- What is expected
Copy exactly the lines from the beginning of the data down to and including the line holding "const data = order(leftTr).concat(order(rightTr));", without any pictures.

- Material provided
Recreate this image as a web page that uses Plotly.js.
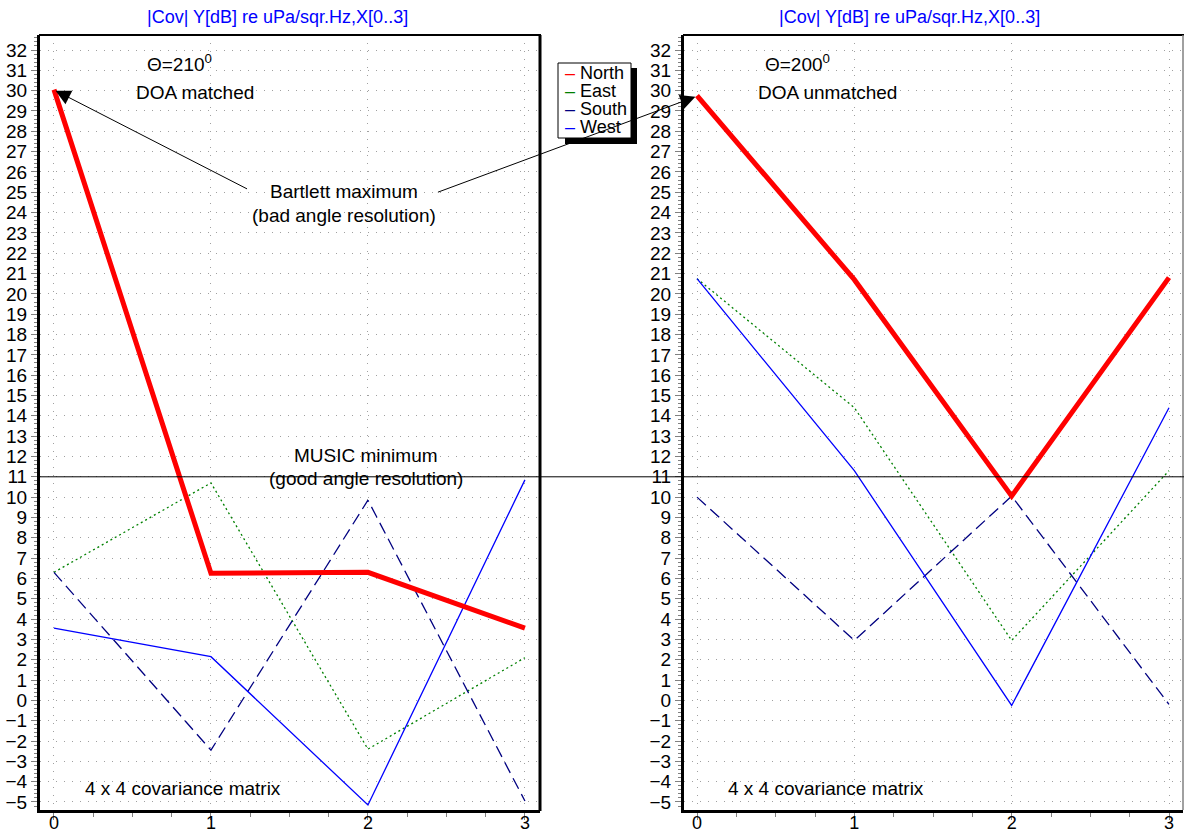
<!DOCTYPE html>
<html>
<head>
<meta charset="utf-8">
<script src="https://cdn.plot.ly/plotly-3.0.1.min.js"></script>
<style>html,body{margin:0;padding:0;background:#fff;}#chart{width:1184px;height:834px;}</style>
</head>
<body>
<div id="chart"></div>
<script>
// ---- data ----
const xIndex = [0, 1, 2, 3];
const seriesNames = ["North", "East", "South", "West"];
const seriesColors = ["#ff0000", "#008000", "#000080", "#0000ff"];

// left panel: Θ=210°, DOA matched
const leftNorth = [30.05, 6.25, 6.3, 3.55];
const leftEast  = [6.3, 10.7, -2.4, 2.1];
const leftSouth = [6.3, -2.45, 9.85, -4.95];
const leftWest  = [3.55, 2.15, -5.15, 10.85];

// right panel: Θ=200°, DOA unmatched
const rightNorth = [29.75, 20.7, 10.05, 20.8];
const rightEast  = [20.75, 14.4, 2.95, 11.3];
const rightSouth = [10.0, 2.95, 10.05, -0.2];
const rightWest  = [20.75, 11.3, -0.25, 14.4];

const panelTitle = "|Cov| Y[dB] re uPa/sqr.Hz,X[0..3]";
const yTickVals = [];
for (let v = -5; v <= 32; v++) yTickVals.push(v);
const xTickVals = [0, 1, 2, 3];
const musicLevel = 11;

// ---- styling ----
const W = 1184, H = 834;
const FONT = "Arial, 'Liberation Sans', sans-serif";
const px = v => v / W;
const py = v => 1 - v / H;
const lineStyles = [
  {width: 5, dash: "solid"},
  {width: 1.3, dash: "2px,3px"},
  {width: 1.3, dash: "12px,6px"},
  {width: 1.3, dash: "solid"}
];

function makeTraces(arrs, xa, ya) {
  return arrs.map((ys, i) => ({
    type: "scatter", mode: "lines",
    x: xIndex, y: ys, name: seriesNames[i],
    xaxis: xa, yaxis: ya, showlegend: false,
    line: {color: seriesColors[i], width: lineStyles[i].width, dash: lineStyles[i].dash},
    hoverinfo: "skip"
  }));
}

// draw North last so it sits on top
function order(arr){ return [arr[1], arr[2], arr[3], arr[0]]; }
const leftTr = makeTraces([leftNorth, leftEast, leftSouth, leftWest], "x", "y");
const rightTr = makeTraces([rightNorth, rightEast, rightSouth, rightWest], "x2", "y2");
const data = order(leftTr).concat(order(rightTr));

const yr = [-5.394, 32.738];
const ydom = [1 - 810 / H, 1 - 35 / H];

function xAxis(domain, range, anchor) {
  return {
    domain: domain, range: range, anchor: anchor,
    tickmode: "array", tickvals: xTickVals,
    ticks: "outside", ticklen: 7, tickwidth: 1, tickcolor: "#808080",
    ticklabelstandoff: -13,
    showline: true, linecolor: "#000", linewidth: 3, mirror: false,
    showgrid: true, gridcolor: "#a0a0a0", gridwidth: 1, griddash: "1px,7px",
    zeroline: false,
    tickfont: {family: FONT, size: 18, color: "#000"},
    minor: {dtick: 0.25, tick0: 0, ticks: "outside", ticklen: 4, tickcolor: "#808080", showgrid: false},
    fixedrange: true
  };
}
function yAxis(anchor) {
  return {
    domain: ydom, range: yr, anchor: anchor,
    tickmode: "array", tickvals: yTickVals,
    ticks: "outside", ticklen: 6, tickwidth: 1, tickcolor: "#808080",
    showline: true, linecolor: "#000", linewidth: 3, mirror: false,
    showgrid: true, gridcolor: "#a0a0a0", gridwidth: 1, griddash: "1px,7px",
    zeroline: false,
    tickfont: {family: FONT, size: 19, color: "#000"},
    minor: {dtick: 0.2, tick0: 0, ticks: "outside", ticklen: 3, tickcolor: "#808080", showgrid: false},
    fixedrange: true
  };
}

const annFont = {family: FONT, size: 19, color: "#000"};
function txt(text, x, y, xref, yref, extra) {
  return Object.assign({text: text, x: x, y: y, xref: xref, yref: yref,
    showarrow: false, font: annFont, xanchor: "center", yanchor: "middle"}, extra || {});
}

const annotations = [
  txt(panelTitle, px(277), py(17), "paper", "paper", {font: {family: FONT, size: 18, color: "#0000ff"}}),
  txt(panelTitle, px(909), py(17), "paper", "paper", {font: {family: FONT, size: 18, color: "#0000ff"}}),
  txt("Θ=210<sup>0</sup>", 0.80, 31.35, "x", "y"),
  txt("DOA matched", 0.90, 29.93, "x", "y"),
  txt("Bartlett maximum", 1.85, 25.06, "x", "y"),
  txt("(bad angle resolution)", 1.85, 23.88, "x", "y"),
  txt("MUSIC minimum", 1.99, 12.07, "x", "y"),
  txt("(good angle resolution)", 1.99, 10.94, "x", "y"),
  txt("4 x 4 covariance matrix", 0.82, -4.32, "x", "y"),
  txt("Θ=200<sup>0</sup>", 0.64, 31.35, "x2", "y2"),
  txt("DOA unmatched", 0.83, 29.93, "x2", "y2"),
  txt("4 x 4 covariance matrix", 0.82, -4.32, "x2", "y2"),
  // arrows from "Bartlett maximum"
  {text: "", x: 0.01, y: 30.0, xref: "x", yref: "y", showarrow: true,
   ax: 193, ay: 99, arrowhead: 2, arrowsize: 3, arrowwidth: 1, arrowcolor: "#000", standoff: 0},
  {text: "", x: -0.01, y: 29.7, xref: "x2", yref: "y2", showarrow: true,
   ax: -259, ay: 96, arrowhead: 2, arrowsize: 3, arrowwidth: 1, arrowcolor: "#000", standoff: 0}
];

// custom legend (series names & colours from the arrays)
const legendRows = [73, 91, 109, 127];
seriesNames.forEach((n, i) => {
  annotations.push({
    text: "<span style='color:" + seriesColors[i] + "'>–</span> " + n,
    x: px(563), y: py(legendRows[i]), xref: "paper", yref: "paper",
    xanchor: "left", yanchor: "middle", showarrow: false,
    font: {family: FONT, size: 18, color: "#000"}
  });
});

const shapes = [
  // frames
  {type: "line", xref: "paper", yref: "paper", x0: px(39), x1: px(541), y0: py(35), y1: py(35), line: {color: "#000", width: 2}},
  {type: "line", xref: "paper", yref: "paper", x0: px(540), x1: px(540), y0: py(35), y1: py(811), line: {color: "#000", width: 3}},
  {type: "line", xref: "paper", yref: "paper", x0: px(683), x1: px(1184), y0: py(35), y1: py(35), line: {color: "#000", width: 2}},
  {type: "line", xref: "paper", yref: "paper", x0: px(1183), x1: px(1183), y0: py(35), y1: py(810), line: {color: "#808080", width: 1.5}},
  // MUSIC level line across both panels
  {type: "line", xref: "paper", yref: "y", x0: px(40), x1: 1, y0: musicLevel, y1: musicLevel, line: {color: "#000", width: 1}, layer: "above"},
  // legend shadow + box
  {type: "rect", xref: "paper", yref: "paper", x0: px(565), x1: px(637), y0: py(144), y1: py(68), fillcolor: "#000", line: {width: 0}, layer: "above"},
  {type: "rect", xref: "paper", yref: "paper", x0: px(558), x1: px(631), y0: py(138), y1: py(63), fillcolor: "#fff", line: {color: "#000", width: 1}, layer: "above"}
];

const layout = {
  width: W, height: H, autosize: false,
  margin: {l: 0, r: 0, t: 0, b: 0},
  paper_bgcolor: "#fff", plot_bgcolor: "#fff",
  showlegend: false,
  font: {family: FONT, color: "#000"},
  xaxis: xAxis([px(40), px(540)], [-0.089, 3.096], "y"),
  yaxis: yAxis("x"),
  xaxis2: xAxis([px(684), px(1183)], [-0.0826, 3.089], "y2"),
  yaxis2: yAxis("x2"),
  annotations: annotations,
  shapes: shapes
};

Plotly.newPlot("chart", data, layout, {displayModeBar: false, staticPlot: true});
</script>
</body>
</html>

- Full response
Recreate this image as a web page that uses Plotly.js.
<!DOCTYPE html>
<html>
<head>
<meta charset="utf-8">
<script src="https://cdn.plot.ly/plotly-3.0.1.min.js"></script>
<style>html,body{margin:0;padding:0;background:#fff;}#chart{width:1184px;height:834px;}</style>
</head>
<body>
<div id="chart"></div>
<script>
// ---- data ----
const xIndex = [0, 1, 2, 3];
const seriesNames = ["North", "East", "South", "West"];
const seriesColors = ["#ff0000", "#008000", "#000080", "#0000ff"];

// left panel: Θ=210°, DOA matched
const leftNorth = [30.05, 6.25, 6.3, 3.55];
const leftEast  = [6.3, 10.7, -2.4, 2.1];
const leftSouth = [6.3, -2.45, 9.85, -4.95];
const leftWest  = [3.55, 2.15, -5.15, 10.85];

// right panel: Θ=200°, DOA unmatched
const rightNorth = [29.75, 20.7, 10.05, 20.8];
const rightEast  = [20.75, 14.4, 2.95, 11.3];
const rightSouth = [10.0, 2.95, 10.05, -0.2];
const rightWest  = [20.75, 11.3, -0.25, 14.4];

const panelTitle = "|Cov| Y[dB] re uPa/sqr.Hz,X[0..3]";
const yTickVals = [];
for (let v = -5; v <= 32; v++) yTickVals.push(v);
const xTickVals = [0, 1, 2, 3];
const musicLevel = 11;

// ---- styling ----
const W = 1184, H = 834;
const FONT = "Arial, 'Liberation Sans', sans-serif";
const px = v => v / W;
const py = v => 1 - v / H;
const lineStyles = [
  {width: 5, dash: "solid"},
  {width: 1.3, dash: "2px,3px"},
  {width: 1.3, dash: "12px,6px"},
  {width: 1.3, dash: "solid"}
];

function makeTraces(arrs, xa, ya) {
  return arrs.map((ys, i) => ({
    type: "scatter", mode: "lines",
    x: xIndex, y: ys, name: seriesNames[i],
    xaxis: xa, yaxis: ya, showlegend: false,
    line: {color: seriesColors[i], width: lineStyles[i].width, dash: lineStyles[i].dash},
    hoverinfo: "skip"
  }));
}

// draw North last so it sits on top
function order(arr){ return [arr[1], arr[2], arr[3], arr[0]]; }
const leftTr = makeTraces([leftNorth, leftEast, leftSouth, leftWest], "x", "y");
const rightTr = makeTraces([rightNorth, rightEast, rightSouth, rightWest], "x2", "y2");
const data = order(leftTr).concat(order(rightTr));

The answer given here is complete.